20
Mar/13

THE FILMS OF STANLEY KUBRICK: DR. STRANGELOVE, OR HOW I STOPPED WORRYING AND LEARNED TO LOVE THE BOMB

20
Mar/13

Peter Sellers has some grand plans for the end of the world as Dr. Strangelove in classic Kubrick cold war comedy

DR. STRANGELOVE, OR HOW I STOPPED WORRYING AND LEARNED TO LOVE THE BOMB (Stanley Kubrick, 1964)
IFC Center
323 Sixth Ave. at West Third St.
March 21-28
212-924-7771
www.ifccenter.com

Stanley Kubrick’s Dr.
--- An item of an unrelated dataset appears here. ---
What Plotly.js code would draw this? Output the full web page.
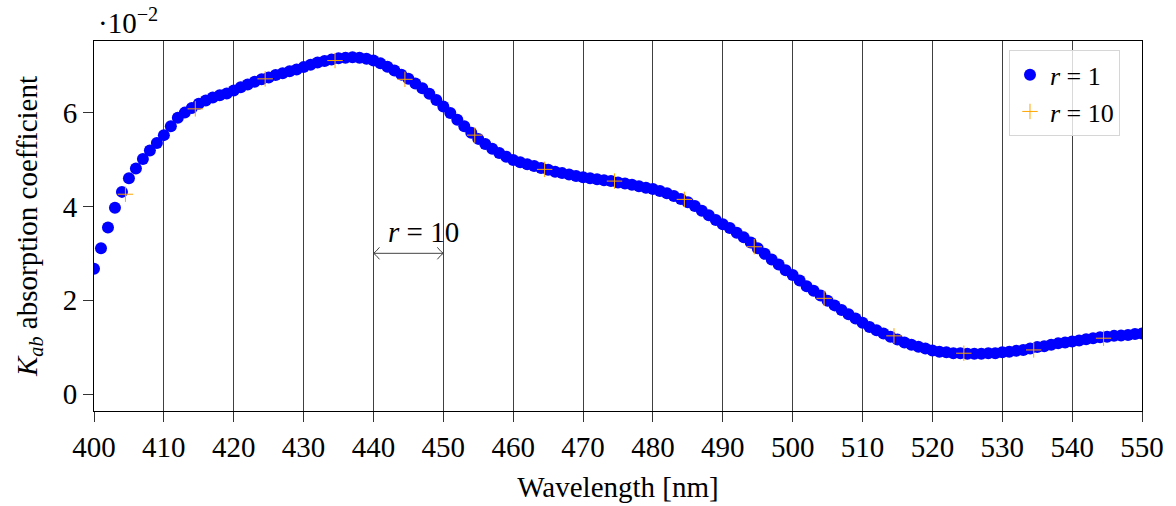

Strangelove, or How I Stopped Worrying and Learned to Love the Bomb is one of the grandest satires ever made, the blackest of black comedies. With the threat of nuclear annihilation looming over the United States and the Soviet Union, General Jack D. Ripper (Sterling Hayden) has a meltdown, becoming obsessed with protecting the country’s “precious bodily fluids” and threatening to launch the bombs. While President Merkin Muffley (Peter Sellers) tries to make nice with the Soviets, General Buck Turgidson (George C. Scott) gets caught up in all the military excitement, Colonel Bat Guano (Keenan Wynn) defends the Coca-Cola Company, Group Captain Lionel Mandrake (Sellers) can’t get anyone to listen to him, and Major T. J. “King” Kong (Slim Pickens) prepares for the ride of his life. Based on Peter George’s novel Red Alert and written by George, Kubrick, and Terry Southern, Dr. Strangelove is hysterically funny and wickedly prescient, an absolute hoot from start to finish, featuring razor-sharp dialogue, inspired slapstick, and just enough truth to scare the hell out of you. (Be sure to watch for Peter Bull not being able to stop laughing as Sellers goes crazy in a wheelchair at the end.) A DCP projection of the film is screening March 21-28 as part of the IFC Center series “The Films of Stanley Kubrick,” which includes every one of the director’s feature works as well as A.I. Artificial Intelligence, a collaboration with Steven Spielberg, all shown in advance of the March 29 theatrical release of Rodney Ascher’s Room 237, a documentary that delves into the many metamysteries surrounding The Shining.